講師・遠藤先生の田んぼで田植えの実習をしました。遠くに、海が見えます。

ー確かに景勝地があったりというわけではないけれど、南相馬市は先ほどもおっしゃっていた「なんかいい」と言いたくなる場所です。関場さんの施設が、まだ就農するほどの意気込みはないけど、農業が気になるという方が経験してみるきっかけの場所になるかもしれないですよね。

そうですね、別に農業を目指してなくてもいいんです。たとえば、都会の人って今時の農業とか知らないと思うんですよ。「田植え機」というものがあると漠然と知ってるかもしれないけど触ったことがないとか、泥の感覚も忘れていたり。もっというと刺身は知ってるけど魚を知らないとかいう状態だと思うので、現場を見に来てほしいという想いが最近は出てきました。大人でも子供でも農業の現場を知ってほしいな、って。

ー市街地に住んでいる側からすると、農業の現場は非日常で、子供を連れて行って泥に触れさせたり、夜になったら蛍が見られたり、採れたての野菜を味わったり…そういう経験が少なかった親としても子どもと一緒に体験したいという気持ちは大きいです。

農業体験をする、と構えなくてもいいんです。いいところでのんびりできるから、気軽に来て、気軽に体験できる場所になったらいいと思います。

ーふらっとそういうことが体験できる場所があると嬉しいなと思いました。ちょっと話が変わりますが、関場さんはみらい農業学校の説明会を2月に受けていただいていて、願書締め切りのギリギリに提出いただいたと思います。学校のことはいつ知りましたか?

2月初めです。ちょうどその頃に、今後のことを考えて転職するのか学び直すのか、検討を始めて。いろいろ調べているうちに市内の農業学校が募集しているということを知りました。実際のところ、年度末間近だったこともあり、採用をしているところもなかったこともあり、学校に行って勉強してみようかなと。

ー学び直しの期間にしようという決断をするときに、開講期間が1年間であることはプラスでしたか?

そうですね、もし2年だったら、選択できてなったと思います。全日制ということもあって、金銭的な面も厳しくなっていたと思います。説明会に参加後はすぐに願書を出したような流れです。

ー入学してから数か月を過ごしてみて、どんなことを感じていますか?(註:インタビューは6月下旬におこないました)

まず、年齢層の幅広さに驚きました。年齢もバックグラウンドも全然違う、こんなに幅広い層の方がいるというところが想像と違いましたね。20~30代前半がメインで、私のような、転職を経験している30代後半は年長者になるのではと思っていたので。

ーそうですね、関場さんはちょうど真ん中くらいですよね。

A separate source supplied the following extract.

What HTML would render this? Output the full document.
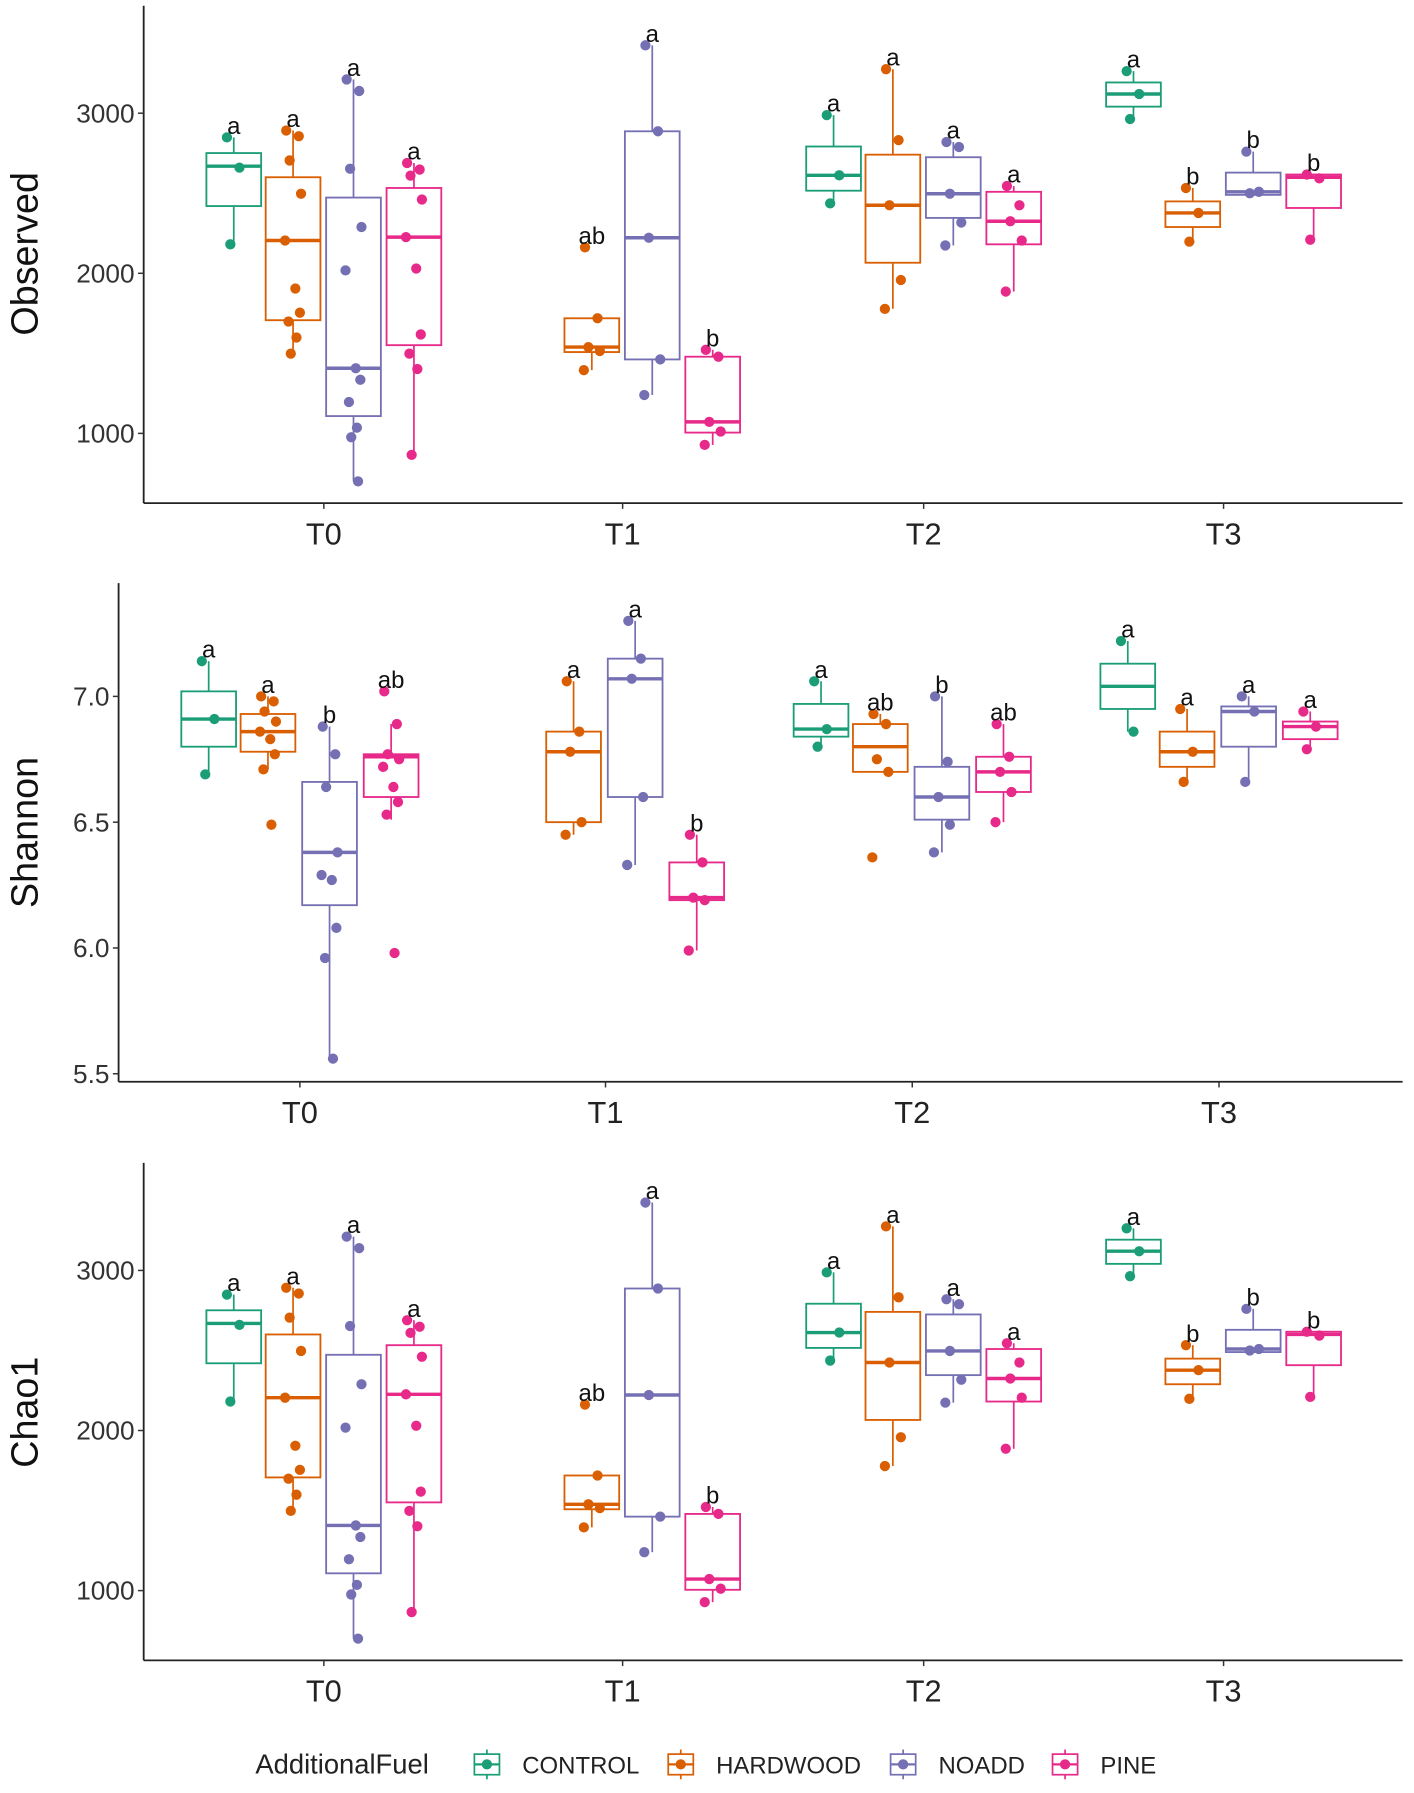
<!DOCTYPE html>
<html><head><meta charset="utf-8"><style>
html,body{margin:0;padding:0;background:#fff}
svg{display:block}
text{font-family:"Liberation Sans",sans-serif}
</style></head><body>
<svg id="chart" width="1414" height="1793" viewBox="0 0 1240 1568" preserveAspectRatio="none" xmlns="http://www.w3.org/2000/svg"></svg>
<script>
const groups = ["CONTROL","HARDWOOD","NOADD","PINE"];
const times = ["T0","T1","T2","T3"];
const colors = ["#1b9e77","#d95f02","#7570b3","#e7298a"];
const obsStats = [
 [[2181,2420,2669,2751,2849],[1498,1707,2205,2600,2892],[700,1108,1407,2473,3211],[866,1551,2226,2533,2689]],
 [null,[1395,1508,1539,1719,1719],[1240,1462,2222,2887,3424],[928,1005,1072,1479,1522]],
 [[2437,2516,2612,2792,2988],[1778,2066,2425,2741,3275],[2174,2346,2497,2725,2820],[1886,2181,2325,2509,2545]],
 [[2964,3041,3120,3192,3263],[2198,2289,2377,2449,2533],[2490,2490,2509,2629,2760],[2210,2408,2600,2617,2617]]
];
const obsPoints = [
 [[2849,2660,2181],[2892,2856,2705,2497,2205,1905,1754,1699,1599,1498],[3211,3139,2653,2289,2018,1407,1335,1196,1036,976,700],[2689,2648,2610,2461,2226,2030,1618,1498,1402,866]],
 [[],[2162,1719,1539,1515,1395],[3424,2887,2222,1462,1240],[1522,1479,1072,1012,928]],
 [[2988,2612,2437],[3275,2832,2425,1958,1778],[2820,2789,2497,2317,2174],[2545,2425,2325,2205,1886]],
 [[3263,3120,2964],[2533,2377,2198],[2760,2509,2500],[2617,2593,2210]]
];
const obsLetters = [["a","a","a","a"],["","ab","a","b"],["a","a","a","a"],["a","b","b","b"]];
const shStats = [
 [[6.69,6.80,6.91,7.02,7.14],[6.71,6.78,6.86,6.93,7.00],[5.56,6.17,6.38,6.66,6.88],[6.51,6.60,6.76,6.77,6.89]],
 [null,[6.45,6.50,6.78,6.86,7.06],[6.33,6.60,7.07,7.15,7.30],[5.99,6.19,6.20,6.34,6.45]],
 [[6.80,6.84,6.87,6.97,7.06],[6.70,6.70,6.80,6.89,6.93],[6.38,6.51,6.60,6.72,7.00],[6.50,6.62,6.70,6.76,6.89]],
 [[6.86,6.95,7.04,7.13,7.22],[6.66,6.72,6.78,6.86,6.95],[6.66,6.80,6.94,6.96,7.00],[6.79,6.83,6.88,6.90,6.94]]
];
const shPoints = [
 [[7.14,6.91,6.69],[7.00,6.98,6.94,6.90,6.86,6.83,6.77,6.71,6.49],[6.88,6.77,6.64,6.38,6.29,6.27,6.08,5.96,5.56],[7.02,6.89,6.77,6.75,6.72,6.64,6.58,6.53,5.98]],
 [[],[7.06,6.86,6.78,6.50,6.45],[7.30,7.15,7.07,6.60,6.33],[6.45,6.34,6.20,6.19,5.99]],
 [[7.06,6.87,6.80],[6.93,6.89,6.75,6.70,6.36],[7.00,6.74,6.60,6.49,6.38],[6.89,6.76,6.70,6.62,6.50]],
 [[7.22,6.86],[6.95,6.78,6.66],[7.00,6.94,6.66],[6.94,6.88,6.79]]
];
const shLetters = [["a","a","b","ab"],["","a","a","b"],["a","ab","b","ab"],["a","a","a","a"]];
const obsTicks = [1000,2000,3000];
const shTicks = [5.5,6.0,6.5,7.0];
const chaoStats = obsStats, chaoPoints = obsPoints, chaoLetters = obsLetters;

const svg = document.getElementById('chart');
const NS = "http://www.w3.org/2000/svg";
function mk(tag, attrs, parent){const e=document.createElementNS(NS,tag);for(const k in attrs)e.setAttribute(k,attrs[k]);(parent||svg).appendChild(e);return e;}
const jit=[-6,5,-3,7,-7,2,6,-4,3,-2,4];

function panel(cfg){
  const g=mk('g',{});
  
  
  const y=v=>cfg.y0+(cfg.v0-v)*cfg.k;
  const xc=(t,gi)=>cfg.xs[t]+cfg.offs[gi];
  const ya=mk('line',{x1:cfg.ax,y1:cfg.top,x2:cfg.ax,y2:cfg.bot,stroke:'#222','stroke-width':1.6},g);
  
  
  const xa=mk('line',{x1:cfg.ax,y1:cfg.bot,x2:1230,y2:cfg.bot,stroke:'#222','stroke-width':1.6},g);
  
  
  cfg.ticks.forEach(tv=>{
    mk('line',{x1:cfg.ax-5,y1:y(tv),x2:cfg.ax,y2:y(tv),stroke:'#333','stroke-width':1.3},g);
    const t=mk('text',{x:cfg.ax-8,y:y(tv)+8,'text-anchor':'end','font-size':23,fill:'#333'},g);
    t.textContent=cfg.fmt(tv);
    
    
  });
  times.forEach((tn,ti)=>{
    mk('line',{x1:cfg.xs[ti],y1:cfg.bot,x2:cfg.xs[ti],y2:cfg.bot+5,stroke:'#333','stroke-width':1.3},g);
    const t=mk('text',{x:cfg.xs[ti],y:cfg.bot+36,'text-anchor':'middle','font-size':27,fill:'#222'},g);
    t.textContent=tn;
    
    
  });
  const tt=mk('text',{x:0,y:0,'text-anchor':'middle','font-size':33,fill:'#111',transform:`translate(33,${cfg.titleY}) rotate(-90)`},g);
  tt.textContent=cfg.title;
  
  
  const bw=48;
  times.forEach((tn,ti)=>{groups.forEach((gn,gi)=>{
    const s=cfg.stats[ti][gi]; const c=colors[gi]; const x=xc(ti,gi);
    if(s){
      const bx=mk('g',{},g);
      
      
      mk('line',{x1:x,y1:y(s[4]),x2:x,y2:y(s[3]),stroke:c,'stroke-width':1.5},bx);
      mk('line',{x1:x,y1:y(s[1]),x2:x,y2:y(s[0]),stroke:c,'stroke-width':1.5},bx);
      mk('rect',{x:x-bw/2,y:y(s[3]),width:bw,height:Math.max(1,y(s[1])-y(s[3])),fill:'#fff',stroke:c,'stroke-width':1.6},bx);
      mk('line',{x1:x-bw/2,y1:y(s[2]),x2:x+bw/2,y2:y(s[2]),stroke:c,'stroke-width':3},bx);
    }
    cfg.pts[ti][gi].forEach((v,i)=>{
      const p=mk('circle',{cx:x+jit[i%jit.length],cy:y(v),r:4.5,fill:c},g);
      
      
    });
    const L=cfg.letters[ti][gi];
    if(L){
      const top=Math.max(s?s[4]:-1e9,...cfg.pts[ti][gi]);
      const lt=mk('text',{x:x,y:y(top)-3,'text-anchor':'middle','font-size':21,fill:'#111'},g);
      lt.textContent=L;
      
      
    }
  });});
}
panel({name:'observed',title:'Observed',titleY:222,ax:126,top:5,bot:440,y0:99,v0:3000,k:0.14,xs:[284,546,810,1073],offs:[-79,-27,26,79],ticks:obsTicks,fmt:v=>String(v),stats:obsStats,pts:obsPoints,letters:obsLetters});
panel({name:'shannon',title:'Shannon',titleY:728,ax:104,top:510,bot:946,y0:609,v0:7.0,k:220,xs:[263,531,800,1069],offs:[-80,-28,26,80],ticks:shTicks,fmt:v=>v.toFixed(1),stats:shStats,pts:shPoints,letters:shLetters});
panel({name:'chao1',title:'Chao1',titleY:1235,ax:126,top:1017,bot:1452,y0:1111,v0:3000,k:0.14,xs:[284,546,810,1073],offs:[-79,-27,26,79],ticks:obsTicks,fmt:v=>String(v),stats:chaoStats,pts:chaoPoints,letters:chaoLetters});

const lg=mk('g',{});


const lt=mk('text',{x:224,y:1551,'font-size':24,fill:'#222'},lg);
lt.textContent='AdditionalFuel';


const kx=[427,597,792,934];
groups.forEach((gn,gi)=>{
  const e=mk('g',{},lg);
  
  
  const c=colors[gi], x=kx[gi];
  mk('line',{x1:x,y1:1530,x2:x,y2:1556,stroke:c,'stroke-width':1.5},e);
  mk('rect',{x:x-11,y:1534,width:22,height:18,fill:'#fff',stroke:c,'stroke-width':1.5},e);
  mk('line',{x1:x-11,y1:1543,x2:x+11,y2:1543,stroke:c,'stroke-width':2},e);
  mk('circle',{cx:x,cy:1543,r:4.5,fill:c},e);
  const t=mk('text',{x:x+31,y:1551,'font-size':21,fill:'#222'},e);
  t.textContent=gn;
});
</script>
</body></html>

他にはいい意味でも悪い意味でも、ギャップがあったことなどありましたか?

学校のほ場になっている農地が、震災以来ずっと耕作されていなかったところというところもあって、ある程度開校前に整備は進められていたものの、まだまだ作業が残っていて(笑)。第一期生ということもあって、ある程度の立ち上げ作業は想像していましたが、予想以上にヘヴィーな作業だったなと。開拓から始まるという第一期生ならではの、なかなかできないいい経験ができました。

2023年秋頃のほ場予定地。
2024年5月上旬のようす。畑づくりが進み、栽培が始まりました。

ーそこから今整備が進んで、作物を育てて…事務局としてはその変化も感慨深いものがあります。そんな状態から、野菜が続々と育ち、収穫したお野菜の販売会が始められるようになりましたね。

小高区役所での販売は、役所の昼休みに行わせていただいているので、職員の方中心に購入していただきました。作ったものを購入していただいて嬉しかったです。今後もどんどん販路を拡大していき、経験を積んでいきたいです。

ー以前は水稲がメインでブロッコリーとたまねぎを経験されていたということですが、就農後に作りたい品目はありますか?

水稲はやりたいと思っているので、米のほかにも複合経営をやっている農業法人さんにまずはお世話になりたいと考えています。作物としてはまだ決めていないですが、ビニールハウスで栽培管理ができるものにいろいろと挑戦してみたいですね。あとは、自分で畑を借りて、自主研究と言いますか、マニアックな品目もやってみたいと思います。薬草とか、漢方薬といったものに興味があります。

ー薬草や漢方薬! また新しい扉が開きそうですね。最後に、今までの講義で一番印象に残っているものや、より興味がわいた講義はありますか?

座学の講義ですが、石原北斗先生(アグリイノベーション大学校 学長)の農業技術の講義ですね。農業学校に通ったことがない自分としては、知識としてかなり情報量が多くて、濃密で、刺激的でした。理解がまだ追いついていないので、しっかり復習して深めて、実践していきたいです。


第一期生インタビュー#2
関場 翔(せきば しょう)さん
福島市出身/30代。ホテル業や市役所勤務を経て農業界へ。卒業後は農業に従事しながら、田舎暮らしの「なんかいい」を体感できる農家民泊を構想。


▼△関場さん的、南相馬ぐらしのとっておきの1枚△▼

鹿島区の烏崎海岸です。気分転換したい時によく行く場所。